Aim of the task »
Please reproduce the lines of the records below from the one holding "Emit a Python" through the one holding "label_y = [59.6, 48.8, 43.1, 39.5, 37.0]", inclusive, skipping all pictures.

— START OF Records shown —

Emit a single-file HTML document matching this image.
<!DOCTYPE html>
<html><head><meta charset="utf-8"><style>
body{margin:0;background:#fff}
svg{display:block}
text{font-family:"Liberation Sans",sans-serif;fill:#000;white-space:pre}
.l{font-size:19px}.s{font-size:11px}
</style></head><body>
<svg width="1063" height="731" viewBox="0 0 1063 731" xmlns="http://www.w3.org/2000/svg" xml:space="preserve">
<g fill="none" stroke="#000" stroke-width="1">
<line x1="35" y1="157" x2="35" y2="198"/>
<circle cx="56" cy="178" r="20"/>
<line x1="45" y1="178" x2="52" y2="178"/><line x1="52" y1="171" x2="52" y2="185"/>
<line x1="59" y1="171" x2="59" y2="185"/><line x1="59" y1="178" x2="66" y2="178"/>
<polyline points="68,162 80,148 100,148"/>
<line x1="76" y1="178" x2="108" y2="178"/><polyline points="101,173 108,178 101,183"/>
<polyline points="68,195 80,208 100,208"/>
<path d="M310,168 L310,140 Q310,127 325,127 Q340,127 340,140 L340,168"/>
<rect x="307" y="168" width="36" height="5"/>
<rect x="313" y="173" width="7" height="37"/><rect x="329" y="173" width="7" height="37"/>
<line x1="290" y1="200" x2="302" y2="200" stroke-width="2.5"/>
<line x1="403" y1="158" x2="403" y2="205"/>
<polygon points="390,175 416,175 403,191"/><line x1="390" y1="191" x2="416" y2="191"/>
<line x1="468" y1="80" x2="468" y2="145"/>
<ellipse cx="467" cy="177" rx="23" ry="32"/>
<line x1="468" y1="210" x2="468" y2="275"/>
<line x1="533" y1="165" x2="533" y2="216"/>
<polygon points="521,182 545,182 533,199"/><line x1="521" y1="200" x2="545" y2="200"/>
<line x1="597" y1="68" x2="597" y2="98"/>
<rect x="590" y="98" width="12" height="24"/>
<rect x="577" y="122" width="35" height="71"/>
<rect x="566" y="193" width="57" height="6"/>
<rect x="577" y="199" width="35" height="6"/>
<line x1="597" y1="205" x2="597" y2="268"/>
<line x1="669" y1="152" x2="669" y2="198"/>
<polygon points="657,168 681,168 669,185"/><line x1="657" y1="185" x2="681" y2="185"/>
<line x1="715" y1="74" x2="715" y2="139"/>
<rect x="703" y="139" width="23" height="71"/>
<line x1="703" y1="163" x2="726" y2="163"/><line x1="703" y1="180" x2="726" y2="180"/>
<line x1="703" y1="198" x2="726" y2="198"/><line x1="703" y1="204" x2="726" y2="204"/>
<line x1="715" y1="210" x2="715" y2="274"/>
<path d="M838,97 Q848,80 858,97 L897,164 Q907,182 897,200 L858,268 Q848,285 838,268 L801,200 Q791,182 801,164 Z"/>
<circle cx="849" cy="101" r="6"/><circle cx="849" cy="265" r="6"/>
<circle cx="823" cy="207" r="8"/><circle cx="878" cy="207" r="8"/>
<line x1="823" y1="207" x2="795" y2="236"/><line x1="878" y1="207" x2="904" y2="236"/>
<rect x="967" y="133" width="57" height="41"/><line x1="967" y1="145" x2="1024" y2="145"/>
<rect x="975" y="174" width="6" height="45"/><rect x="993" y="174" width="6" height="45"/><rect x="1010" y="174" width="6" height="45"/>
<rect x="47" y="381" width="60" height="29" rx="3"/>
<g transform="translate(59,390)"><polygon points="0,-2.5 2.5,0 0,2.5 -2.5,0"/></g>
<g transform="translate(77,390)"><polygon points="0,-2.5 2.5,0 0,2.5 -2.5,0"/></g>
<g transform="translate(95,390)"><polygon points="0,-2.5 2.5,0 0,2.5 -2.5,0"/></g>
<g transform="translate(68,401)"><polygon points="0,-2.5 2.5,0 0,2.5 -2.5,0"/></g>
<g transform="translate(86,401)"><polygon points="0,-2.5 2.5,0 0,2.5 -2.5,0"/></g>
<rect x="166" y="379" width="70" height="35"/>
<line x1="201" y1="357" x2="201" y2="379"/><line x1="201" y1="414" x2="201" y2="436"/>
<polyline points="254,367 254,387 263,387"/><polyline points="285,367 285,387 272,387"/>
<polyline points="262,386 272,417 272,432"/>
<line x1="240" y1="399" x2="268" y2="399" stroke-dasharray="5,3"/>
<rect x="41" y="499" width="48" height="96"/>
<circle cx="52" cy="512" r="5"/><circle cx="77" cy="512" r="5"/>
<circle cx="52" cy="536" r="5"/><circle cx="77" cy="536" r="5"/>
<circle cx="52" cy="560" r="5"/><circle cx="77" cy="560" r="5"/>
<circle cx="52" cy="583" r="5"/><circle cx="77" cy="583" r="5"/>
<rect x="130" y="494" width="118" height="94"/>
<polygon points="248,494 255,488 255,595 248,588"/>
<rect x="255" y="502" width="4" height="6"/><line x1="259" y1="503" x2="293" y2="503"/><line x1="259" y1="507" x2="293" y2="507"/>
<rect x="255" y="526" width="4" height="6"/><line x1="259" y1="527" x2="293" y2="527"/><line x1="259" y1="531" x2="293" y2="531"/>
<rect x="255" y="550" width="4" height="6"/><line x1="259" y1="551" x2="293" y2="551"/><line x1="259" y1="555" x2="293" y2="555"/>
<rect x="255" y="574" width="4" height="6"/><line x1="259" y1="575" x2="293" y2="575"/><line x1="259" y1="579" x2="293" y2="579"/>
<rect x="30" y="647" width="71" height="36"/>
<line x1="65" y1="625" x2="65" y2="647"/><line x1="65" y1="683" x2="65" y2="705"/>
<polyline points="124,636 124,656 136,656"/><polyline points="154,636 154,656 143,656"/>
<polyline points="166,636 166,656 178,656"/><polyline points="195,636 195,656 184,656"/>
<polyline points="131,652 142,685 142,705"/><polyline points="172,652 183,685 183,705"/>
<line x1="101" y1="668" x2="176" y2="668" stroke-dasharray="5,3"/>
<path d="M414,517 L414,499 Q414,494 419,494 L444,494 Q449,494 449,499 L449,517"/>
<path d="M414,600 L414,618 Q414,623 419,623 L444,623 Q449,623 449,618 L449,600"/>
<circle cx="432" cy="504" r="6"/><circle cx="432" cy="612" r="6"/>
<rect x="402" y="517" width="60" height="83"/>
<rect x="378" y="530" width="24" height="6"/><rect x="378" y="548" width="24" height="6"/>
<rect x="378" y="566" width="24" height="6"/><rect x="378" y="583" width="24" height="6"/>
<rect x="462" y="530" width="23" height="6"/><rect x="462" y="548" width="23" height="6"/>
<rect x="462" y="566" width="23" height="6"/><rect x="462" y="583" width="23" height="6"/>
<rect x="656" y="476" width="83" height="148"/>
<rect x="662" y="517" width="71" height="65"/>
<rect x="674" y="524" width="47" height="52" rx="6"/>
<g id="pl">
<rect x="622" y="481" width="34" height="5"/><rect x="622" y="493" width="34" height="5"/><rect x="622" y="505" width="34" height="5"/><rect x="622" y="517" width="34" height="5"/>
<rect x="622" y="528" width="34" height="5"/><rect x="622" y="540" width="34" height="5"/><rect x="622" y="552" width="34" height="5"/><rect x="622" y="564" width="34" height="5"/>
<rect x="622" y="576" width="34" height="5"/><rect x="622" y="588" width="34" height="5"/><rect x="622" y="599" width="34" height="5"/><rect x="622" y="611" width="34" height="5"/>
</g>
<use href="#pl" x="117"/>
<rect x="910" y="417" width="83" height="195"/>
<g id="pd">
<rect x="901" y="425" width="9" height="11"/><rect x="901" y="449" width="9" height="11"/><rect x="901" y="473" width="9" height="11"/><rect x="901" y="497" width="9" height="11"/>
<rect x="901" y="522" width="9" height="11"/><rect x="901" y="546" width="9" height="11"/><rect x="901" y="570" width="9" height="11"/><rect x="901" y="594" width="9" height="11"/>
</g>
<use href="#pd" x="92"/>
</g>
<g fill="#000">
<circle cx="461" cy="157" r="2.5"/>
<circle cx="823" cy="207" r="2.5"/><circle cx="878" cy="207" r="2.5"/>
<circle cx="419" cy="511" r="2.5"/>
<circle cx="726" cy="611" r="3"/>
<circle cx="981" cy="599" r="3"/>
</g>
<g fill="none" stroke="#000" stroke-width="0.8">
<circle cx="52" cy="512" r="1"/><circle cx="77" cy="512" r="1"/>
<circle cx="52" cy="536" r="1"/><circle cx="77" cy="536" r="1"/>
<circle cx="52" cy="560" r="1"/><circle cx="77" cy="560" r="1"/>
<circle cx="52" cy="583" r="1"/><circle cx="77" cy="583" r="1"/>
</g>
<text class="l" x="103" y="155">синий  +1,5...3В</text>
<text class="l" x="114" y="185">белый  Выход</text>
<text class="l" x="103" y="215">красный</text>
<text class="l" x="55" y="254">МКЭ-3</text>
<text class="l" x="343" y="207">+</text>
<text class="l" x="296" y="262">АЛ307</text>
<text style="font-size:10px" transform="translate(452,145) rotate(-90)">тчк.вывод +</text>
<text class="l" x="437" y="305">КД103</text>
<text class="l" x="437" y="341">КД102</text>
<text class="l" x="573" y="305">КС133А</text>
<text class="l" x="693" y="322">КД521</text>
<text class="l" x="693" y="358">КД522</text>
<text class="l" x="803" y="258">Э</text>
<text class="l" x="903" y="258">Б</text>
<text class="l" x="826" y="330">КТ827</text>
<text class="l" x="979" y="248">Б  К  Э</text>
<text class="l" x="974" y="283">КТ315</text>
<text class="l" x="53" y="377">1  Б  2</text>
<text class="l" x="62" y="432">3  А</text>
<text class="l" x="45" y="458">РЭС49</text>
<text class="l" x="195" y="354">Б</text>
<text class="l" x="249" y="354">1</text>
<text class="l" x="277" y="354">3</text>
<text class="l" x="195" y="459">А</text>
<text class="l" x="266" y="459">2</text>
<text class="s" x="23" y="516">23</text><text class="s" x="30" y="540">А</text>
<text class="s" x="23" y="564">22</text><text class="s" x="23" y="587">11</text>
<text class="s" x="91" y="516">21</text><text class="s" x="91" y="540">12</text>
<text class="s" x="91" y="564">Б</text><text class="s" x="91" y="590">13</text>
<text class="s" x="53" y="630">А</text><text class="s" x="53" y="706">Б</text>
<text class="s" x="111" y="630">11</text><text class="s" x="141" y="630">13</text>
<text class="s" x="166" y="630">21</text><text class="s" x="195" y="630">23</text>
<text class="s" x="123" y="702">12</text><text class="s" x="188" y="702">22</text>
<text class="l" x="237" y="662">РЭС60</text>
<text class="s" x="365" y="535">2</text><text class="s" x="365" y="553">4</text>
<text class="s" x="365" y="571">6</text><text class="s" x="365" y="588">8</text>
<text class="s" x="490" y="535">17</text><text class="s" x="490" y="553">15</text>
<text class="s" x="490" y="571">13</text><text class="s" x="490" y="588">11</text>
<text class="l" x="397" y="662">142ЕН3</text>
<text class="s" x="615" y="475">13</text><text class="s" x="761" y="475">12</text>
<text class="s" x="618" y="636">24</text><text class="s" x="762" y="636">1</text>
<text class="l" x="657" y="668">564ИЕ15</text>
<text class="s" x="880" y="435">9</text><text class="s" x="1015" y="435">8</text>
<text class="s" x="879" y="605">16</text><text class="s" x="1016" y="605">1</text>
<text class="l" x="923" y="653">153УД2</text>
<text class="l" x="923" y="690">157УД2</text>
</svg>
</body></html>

— END OF Records shown —
— START OF Records shown —

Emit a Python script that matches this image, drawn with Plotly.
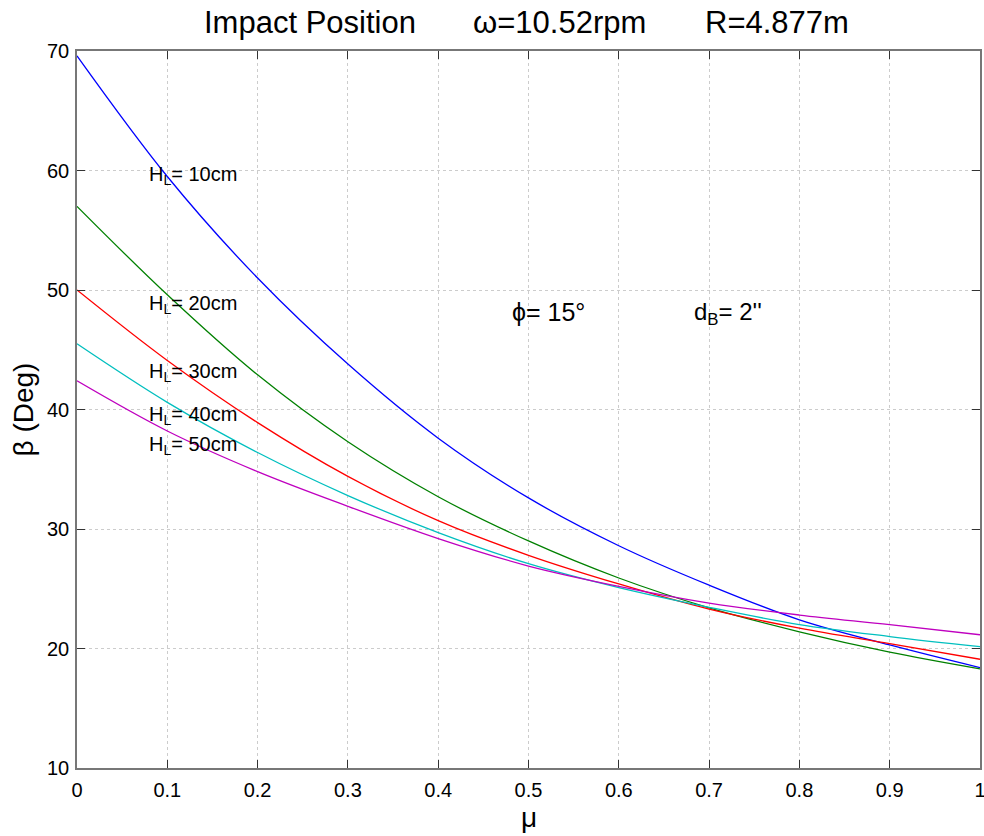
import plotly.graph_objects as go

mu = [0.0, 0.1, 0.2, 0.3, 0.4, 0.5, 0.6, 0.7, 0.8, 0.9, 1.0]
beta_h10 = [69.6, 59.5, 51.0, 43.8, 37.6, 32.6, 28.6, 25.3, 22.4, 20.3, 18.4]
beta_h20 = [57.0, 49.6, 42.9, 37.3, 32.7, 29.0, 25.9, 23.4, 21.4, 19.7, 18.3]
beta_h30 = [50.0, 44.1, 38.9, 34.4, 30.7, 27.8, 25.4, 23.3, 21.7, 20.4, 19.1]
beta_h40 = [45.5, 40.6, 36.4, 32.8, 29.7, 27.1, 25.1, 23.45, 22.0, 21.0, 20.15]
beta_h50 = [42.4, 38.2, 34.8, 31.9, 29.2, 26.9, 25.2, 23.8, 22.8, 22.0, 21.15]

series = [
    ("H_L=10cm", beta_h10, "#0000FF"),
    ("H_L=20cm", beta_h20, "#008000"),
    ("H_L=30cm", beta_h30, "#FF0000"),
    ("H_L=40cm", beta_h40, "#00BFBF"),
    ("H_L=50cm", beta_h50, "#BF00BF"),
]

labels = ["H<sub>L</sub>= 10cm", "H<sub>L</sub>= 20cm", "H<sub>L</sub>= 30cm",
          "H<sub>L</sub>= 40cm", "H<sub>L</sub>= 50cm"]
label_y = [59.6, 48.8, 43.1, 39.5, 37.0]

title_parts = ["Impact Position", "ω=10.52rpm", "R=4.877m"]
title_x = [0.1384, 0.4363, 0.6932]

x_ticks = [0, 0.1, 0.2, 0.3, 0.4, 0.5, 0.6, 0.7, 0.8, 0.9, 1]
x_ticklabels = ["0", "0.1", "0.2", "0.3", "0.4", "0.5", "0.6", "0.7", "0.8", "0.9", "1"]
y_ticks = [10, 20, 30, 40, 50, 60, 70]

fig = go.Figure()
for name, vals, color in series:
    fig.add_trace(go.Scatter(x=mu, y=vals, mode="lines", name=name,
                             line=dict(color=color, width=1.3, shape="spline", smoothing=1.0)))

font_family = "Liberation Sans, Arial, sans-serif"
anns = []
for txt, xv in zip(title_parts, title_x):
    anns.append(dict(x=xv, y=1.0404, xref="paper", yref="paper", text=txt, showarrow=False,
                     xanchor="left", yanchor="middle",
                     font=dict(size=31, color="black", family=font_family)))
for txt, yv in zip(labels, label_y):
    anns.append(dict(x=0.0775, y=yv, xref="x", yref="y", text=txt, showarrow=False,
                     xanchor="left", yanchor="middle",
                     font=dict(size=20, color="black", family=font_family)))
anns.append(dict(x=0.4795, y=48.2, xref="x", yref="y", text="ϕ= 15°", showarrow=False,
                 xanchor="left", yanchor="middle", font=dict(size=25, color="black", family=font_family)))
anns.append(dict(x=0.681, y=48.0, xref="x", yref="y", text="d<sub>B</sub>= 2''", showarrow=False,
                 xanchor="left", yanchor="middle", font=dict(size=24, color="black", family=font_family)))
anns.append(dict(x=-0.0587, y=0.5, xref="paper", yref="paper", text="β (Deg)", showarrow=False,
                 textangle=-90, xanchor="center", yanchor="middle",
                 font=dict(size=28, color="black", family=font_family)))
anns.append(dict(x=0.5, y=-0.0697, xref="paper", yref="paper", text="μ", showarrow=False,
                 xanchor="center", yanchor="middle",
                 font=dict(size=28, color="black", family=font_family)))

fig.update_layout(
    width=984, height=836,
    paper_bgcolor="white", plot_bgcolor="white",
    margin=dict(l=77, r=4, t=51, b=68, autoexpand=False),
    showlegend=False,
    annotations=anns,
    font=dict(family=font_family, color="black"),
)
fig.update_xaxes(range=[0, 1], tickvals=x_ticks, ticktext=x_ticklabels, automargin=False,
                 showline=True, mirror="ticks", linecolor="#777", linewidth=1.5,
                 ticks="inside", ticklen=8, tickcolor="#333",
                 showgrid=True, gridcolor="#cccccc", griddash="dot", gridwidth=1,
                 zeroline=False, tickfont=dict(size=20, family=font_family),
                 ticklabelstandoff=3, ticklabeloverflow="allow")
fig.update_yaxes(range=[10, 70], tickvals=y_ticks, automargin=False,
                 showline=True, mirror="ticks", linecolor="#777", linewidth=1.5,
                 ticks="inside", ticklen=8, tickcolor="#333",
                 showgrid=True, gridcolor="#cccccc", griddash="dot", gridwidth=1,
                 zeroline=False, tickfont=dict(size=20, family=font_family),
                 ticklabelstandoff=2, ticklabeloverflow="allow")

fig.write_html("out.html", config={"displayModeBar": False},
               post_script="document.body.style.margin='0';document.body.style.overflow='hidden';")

— END OF Records shown —

Result »
Emit a Python script that matches this image, drawn with Plotly.
import plotly.graph_objects as go

mu = [0.0, 0.1, 0.2, 0.3, 0.4, 0.5, 0.6, 0.7, 0.8, 0.9, 1.0]
beta_h10 = [69.6, 59.5, 51.0, 43.8, 37.6, 32.6, 28.6, 25.3, 22.4, 20.3, 18.4]
beta_h20 = [57.0, 49.6, 42.9, 37.3, 32.7, 29.0, 25.9, 23.4, 21.4, 19.7, 18.3]
beta_h30 = [50.0, 44.1, 38.9, 34.4, 30.7, 27.8, 25.4, 23.3, 21.7, 20.4, 19.1]
beta_h40 = [45.5, 40.6, 36.4, 32.8, 29.7, 27.1, 25.1, 23.45, 22.0, 21.0, 20.15]
beta_h50 = [42.4, 38.2, 34.8, 31.9, 29.2, 26.9, 25.2, 23.8, 22.8, 22.0, 21.15]

series = [
    ("H_L=10cm", beta_h10, "#0000FF"),
    ("H_L=20cm", beta_h20, "#008000"),
    ("H_L=30cm", beta_h30, "#FF0000"),
    ("H_L=40cm", beta_h40, "#00BFBF"),
    ("H_L=50cm", beta_h50, "#BF00BF"),
]

labels = ["H<sub>L</sub>= 10cm", "H<sub>L</sub>= 20cm", "H<sub>L</sub>= 30cm",
          "H<sub>L</sub>= 40cm", "H<sub>L</sub>= 50cm"]
label_y = [59.6, 48.8, 43.1, 39.5, 37.0]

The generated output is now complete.